Supreme Court of New York, First Department

November 21, 2013

In re Stanley Feldman, Petitioner-Appellant,
v.
New York City Board/Department of Education, Respondent-Respondent.

Stanley Feldman, appellant pro se.

Michael A. Cardozo, Corporation Counsel, New York (Jonathan A. Popolow of counsel), for respondent.

Gonzalez, P.J., Tom, Renwick, Freedman, Clark, JJ.

Judgment, Supreme Court, New York County (Robert E. Torres, J.), entered August 21, 2012, dismissing the proceeding and confirming an arbitration award, unanimously affirmed, without costs.

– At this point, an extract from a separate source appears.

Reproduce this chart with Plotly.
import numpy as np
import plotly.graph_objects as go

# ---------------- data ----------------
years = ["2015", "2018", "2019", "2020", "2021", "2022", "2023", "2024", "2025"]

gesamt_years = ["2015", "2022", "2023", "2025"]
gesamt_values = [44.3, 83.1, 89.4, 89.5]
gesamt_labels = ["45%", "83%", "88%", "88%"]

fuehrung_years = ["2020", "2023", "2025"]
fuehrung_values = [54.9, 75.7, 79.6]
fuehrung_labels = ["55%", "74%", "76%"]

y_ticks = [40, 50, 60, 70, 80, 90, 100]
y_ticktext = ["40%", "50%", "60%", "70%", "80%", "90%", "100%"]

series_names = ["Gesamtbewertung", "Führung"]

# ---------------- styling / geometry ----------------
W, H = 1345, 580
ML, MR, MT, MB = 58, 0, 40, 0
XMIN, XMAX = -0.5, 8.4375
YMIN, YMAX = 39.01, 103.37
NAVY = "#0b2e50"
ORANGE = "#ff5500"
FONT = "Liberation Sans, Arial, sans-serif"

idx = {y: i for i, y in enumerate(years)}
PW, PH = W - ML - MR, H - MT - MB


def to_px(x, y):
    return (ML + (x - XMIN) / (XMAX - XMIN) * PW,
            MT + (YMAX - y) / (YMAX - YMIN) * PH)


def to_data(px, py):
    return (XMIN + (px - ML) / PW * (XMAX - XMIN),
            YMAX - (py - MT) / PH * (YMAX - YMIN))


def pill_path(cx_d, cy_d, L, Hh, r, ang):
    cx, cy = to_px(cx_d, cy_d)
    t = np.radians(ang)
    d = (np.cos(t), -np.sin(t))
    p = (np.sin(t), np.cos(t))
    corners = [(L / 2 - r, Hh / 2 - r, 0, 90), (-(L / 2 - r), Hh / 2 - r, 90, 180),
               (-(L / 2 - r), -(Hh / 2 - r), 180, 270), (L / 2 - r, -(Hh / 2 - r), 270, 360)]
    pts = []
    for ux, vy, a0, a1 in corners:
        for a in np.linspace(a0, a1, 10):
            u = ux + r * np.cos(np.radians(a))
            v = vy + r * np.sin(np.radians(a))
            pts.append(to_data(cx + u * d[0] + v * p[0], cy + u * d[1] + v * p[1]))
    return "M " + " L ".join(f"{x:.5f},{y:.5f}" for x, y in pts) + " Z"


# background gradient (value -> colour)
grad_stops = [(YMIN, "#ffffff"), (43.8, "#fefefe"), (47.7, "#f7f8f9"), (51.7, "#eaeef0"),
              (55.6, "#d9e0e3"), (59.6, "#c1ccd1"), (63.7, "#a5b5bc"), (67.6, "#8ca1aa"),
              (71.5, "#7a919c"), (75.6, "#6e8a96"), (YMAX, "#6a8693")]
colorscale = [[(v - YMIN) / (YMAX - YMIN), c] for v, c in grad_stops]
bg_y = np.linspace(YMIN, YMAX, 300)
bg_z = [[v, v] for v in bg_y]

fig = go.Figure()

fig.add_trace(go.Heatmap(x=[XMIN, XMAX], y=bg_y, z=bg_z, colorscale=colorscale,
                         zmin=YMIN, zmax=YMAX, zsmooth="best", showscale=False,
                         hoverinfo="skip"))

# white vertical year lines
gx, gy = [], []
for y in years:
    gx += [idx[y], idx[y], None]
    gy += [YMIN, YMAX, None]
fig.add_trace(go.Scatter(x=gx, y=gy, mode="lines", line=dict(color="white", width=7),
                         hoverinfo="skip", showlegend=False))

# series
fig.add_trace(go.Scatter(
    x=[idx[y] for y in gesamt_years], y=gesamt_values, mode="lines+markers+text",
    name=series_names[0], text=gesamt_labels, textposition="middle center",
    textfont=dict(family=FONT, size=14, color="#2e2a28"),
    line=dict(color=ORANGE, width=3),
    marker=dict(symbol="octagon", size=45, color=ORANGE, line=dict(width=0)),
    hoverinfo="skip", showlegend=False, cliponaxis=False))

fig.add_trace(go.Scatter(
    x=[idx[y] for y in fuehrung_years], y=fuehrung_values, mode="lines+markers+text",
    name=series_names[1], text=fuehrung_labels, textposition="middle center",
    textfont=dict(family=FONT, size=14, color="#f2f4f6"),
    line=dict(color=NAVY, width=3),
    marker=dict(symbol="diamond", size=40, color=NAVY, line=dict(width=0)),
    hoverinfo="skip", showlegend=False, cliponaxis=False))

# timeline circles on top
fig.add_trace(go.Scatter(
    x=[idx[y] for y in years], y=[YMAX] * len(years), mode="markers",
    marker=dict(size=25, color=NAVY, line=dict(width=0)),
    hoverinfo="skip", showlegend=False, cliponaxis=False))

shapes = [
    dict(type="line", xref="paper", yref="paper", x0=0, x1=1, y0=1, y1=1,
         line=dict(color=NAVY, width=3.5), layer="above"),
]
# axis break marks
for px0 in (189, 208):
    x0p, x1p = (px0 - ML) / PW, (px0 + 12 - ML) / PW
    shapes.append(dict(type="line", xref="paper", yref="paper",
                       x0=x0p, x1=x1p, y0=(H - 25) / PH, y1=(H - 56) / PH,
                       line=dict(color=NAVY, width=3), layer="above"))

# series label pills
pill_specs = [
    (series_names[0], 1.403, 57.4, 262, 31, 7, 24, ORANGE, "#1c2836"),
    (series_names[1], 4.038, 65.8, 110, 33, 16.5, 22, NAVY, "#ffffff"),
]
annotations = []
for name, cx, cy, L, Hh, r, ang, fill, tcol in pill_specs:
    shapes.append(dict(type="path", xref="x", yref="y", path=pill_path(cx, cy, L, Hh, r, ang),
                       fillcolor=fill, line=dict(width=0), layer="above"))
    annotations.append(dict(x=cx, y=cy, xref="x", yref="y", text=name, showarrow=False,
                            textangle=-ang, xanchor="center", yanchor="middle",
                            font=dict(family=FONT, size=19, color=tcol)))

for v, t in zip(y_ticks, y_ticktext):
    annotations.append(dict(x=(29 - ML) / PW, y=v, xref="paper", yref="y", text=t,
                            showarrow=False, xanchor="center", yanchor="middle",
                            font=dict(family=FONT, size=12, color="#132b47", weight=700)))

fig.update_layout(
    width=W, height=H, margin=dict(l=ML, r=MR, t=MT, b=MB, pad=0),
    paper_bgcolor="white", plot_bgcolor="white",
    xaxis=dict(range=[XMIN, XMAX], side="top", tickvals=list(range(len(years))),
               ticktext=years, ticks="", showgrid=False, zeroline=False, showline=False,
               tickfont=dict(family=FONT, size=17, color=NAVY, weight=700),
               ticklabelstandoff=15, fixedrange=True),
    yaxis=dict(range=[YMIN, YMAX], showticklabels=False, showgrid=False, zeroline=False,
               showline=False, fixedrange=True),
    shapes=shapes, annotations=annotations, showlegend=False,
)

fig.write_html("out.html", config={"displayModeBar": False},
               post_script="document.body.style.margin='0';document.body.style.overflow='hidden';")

Appeal from order, same court and Justice, entered March 7, 2012, which denied the article 75 petition seeking to vacate and annul the hearing officer's award imposing a $1, 500 fine for violations of Chancellor's Regulation A-421, unanimously dismissed, without costs, as subsumed in the appeal from the judgment.

Adequate evidence in the record supported the hearing officer's determination that petitioner violated Chancellor's Regulation A-421 when he made statements such as "hey, baby, " "how you doing baby?, " and "you good baby" on multiple occasions to his underage female student (see Lackow v Department of Educ. [or "Board'] of City of N.Y., 51 A.D.3d 563 [1st Dept 2008]).

Although petitioner asserts that the complaining witness's testimony was inconsistent with respect to the specific comments at issue, the hearing officer explicitly found the student credible and found petitioner to be not credible, and such determinations are "largely unreviewable" (see id).

The hearing officer declined to impose respondent's requested penalty of termination, in favor of a $1, 500 fine to be withdrawn in equal installments from petitioner's paychecks over a twelve month period. Under the circumstances here, we conclude that the penalty is not so excessive and disproportionate to the offense as to be shocking to one's sense of fairness (see Matter of Principe v New York City Dept. of Educ., 94 A.D.3d 431, 433, 434 [1st Dept 2012], affd 20 N.Y.3d 963 [2012]).

We have considered the remainder of petitioner's arguments and find them unavailing.